Check your route to work whether it’s by road or public transport.
All these things can have an important bearing on how suitable the property is for your needs regardless of how much you like the actual property.
Dos and don’ts
- Don’t get carried away and arrange too many viewings in one day. Viewing a lot of properties all together is very tiring.
- Don’t decide on whether you like a property before you step foot in it. If you go there thinking it’s perfect, you could be setting yourself up for disappointment and could soon become disheartened.
- Don’t rely totally on the estate agent’s description or the photographs. What you will see in the prospectus or online will be what the owners want you to see.
- Always enter a property with an open mind and try to look past the décor. The paint, wallpaper and carpets can all be changed giving a property an entirely different look and feel.
- Take your time. Buying a new home is a hugely significant investment both financially and emotionally, and the last thing you want to do is to rush into making an offer just because you’re fed up with looking around.
Read our guide to moving home
Your first viewing
Once you’re happy that a property ticks all the right boxes geographically, be sure to always arrange your first visit during the daylight hours. This way you‘ll know straight away how much natural light it gets in any particular room. You’ll also be able look out from each window, see how much you are overlooked and spot any possible problems with the property. You will also be able to clearly see the condition of the outside of the property which wouldn’t be possible after dark.
If at all possible, don’t take your children with you the first time you visit a property. You need to be focused to be able to take everything in and you may find that your children are a distraction. This could cause you to miss some tell-tale signs of problems with the property which you may regret later.
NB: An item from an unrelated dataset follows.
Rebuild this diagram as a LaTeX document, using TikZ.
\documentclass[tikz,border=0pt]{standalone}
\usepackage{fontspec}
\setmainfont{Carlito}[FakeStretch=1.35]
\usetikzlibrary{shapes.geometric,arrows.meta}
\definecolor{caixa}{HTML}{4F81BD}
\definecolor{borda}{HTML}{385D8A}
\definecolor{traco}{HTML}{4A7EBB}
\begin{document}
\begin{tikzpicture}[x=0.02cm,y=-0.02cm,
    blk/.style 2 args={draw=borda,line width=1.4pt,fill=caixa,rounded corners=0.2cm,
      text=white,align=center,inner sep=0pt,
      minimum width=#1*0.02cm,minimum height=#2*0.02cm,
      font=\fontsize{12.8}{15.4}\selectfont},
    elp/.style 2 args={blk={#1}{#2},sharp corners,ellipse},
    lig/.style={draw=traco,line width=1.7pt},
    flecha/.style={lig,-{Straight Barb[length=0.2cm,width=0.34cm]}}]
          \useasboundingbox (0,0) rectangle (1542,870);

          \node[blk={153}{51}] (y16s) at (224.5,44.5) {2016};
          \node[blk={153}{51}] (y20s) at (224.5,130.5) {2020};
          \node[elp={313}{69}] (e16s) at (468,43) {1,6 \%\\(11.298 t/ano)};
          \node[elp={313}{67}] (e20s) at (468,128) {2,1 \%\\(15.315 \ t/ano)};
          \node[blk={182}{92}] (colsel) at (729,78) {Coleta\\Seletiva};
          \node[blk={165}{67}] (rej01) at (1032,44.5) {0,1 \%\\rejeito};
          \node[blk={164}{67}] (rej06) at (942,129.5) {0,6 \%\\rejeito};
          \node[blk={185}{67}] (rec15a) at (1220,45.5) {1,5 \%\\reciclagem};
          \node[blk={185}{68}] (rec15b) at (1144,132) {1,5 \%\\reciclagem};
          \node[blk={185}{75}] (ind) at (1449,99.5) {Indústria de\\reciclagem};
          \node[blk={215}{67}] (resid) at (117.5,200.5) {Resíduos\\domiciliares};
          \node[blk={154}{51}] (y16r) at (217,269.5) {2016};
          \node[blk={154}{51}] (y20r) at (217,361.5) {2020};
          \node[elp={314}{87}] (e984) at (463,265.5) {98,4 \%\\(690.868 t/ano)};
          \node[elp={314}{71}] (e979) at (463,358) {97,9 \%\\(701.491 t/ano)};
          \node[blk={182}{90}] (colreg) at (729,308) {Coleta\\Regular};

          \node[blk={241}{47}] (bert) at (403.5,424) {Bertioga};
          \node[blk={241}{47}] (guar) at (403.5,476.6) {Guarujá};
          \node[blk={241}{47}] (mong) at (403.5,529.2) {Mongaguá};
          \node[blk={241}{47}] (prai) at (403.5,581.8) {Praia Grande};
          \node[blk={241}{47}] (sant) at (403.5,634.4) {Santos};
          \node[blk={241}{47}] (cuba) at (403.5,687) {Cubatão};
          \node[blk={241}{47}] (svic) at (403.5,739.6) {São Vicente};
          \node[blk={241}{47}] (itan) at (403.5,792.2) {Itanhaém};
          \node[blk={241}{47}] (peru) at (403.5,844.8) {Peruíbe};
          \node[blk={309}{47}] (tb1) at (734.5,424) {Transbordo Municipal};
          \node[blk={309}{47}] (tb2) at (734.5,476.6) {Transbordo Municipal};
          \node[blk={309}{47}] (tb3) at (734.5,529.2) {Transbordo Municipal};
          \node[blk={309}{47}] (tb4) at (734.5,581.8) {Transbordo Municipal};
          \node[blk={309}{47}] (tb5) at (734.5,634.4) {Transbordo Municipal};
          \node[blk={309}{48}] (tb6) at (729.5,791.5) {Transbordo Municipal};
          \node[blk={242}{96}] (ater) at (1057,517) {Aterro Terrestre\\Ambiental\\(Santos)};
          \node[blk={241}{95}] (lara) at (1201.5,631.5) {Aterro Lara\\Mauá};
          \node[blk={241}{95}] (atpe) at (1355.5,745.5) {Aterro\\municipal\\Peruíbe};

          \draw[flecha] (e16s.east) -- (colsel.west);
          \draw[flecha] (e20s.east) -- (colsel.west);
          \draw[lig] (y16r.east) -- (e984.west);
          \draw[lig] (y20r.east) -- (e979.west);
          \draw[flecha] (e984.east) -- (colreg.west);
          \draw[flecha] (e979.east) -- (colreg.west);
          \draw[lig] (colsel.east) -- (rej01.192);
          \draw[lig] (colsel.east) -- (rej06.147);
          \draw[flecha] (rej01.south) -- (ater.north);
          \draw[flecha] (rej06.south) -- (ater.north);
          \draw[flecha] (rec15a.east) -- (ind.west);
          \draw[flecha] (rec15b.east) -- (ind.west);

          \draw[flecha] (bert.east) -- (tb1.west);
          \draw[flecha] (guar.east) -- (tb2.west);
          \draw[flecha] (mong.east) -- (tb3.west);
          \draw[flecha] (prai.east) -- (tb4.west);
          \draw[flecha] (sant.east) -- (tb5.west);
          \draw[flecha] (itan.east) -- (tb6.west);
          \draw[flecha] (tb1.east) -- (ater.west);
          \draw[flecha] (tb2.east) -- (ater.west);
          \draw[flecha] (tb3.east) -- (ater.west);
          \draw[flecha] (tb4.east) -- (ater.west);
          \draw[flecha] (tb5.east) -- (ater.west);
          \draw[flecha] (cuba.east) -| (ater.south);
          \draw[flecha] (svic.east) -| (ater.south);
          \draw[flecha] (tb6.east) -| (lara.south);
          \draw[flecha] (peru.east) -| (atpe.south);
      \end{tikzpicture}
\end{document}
It’s a good idea to check the plumbing is suitable for your own appliances and there is enough storage space for your belongings. Take a tape measure with you plus a note of how big your largest pieces of furniture are so you can be sure that they will fit into the rooms you wish to place them. You can also use the tape measure to double check the measurements given you by the estate agents.
Give yourself plenty of time for your first viewing but, as soon as you’re sure that it’s not right for you, don’t hang around. Not only will you be wasting your time, but that of the vendor and/or estate agent too.
Don’t be afraid to ask direct and probing questions. It’s a good idea to arrive at the property with a pre-prepared list of questions that you would like to ask. These should include questions such as fixtures and fittings will be left in the property, when was the central heating boiler last serviced, do you have any disputes with the neighbours and the reason they are selling the property. Don’t let the estate agent or vendor fob you off without answering these questions. Don’t be rushed and don’t be intimidated. When asking questions you should remember that it is not a legal requirement for the seller or estate agent to tell you about any problems the property may have. It is up to you to either spot them or ask the questions to find them. Even then you may not get an honest answer.
A common trick is for the estate agent or seller to say that if you were interested in the property you should make an offer right away as another buyer is about to make one. Don’t fall for that one. Moving home is expensive and you should only do so if you are 100% happy with the property
Never make an offer on a property before you have seen it at least twice. If you are interested, arrange another appointment for a later date. It will give you time to go away and think about the property again in a different light. When you revisit for a second viewing you will be surprised how many things you didn’t spot first time round.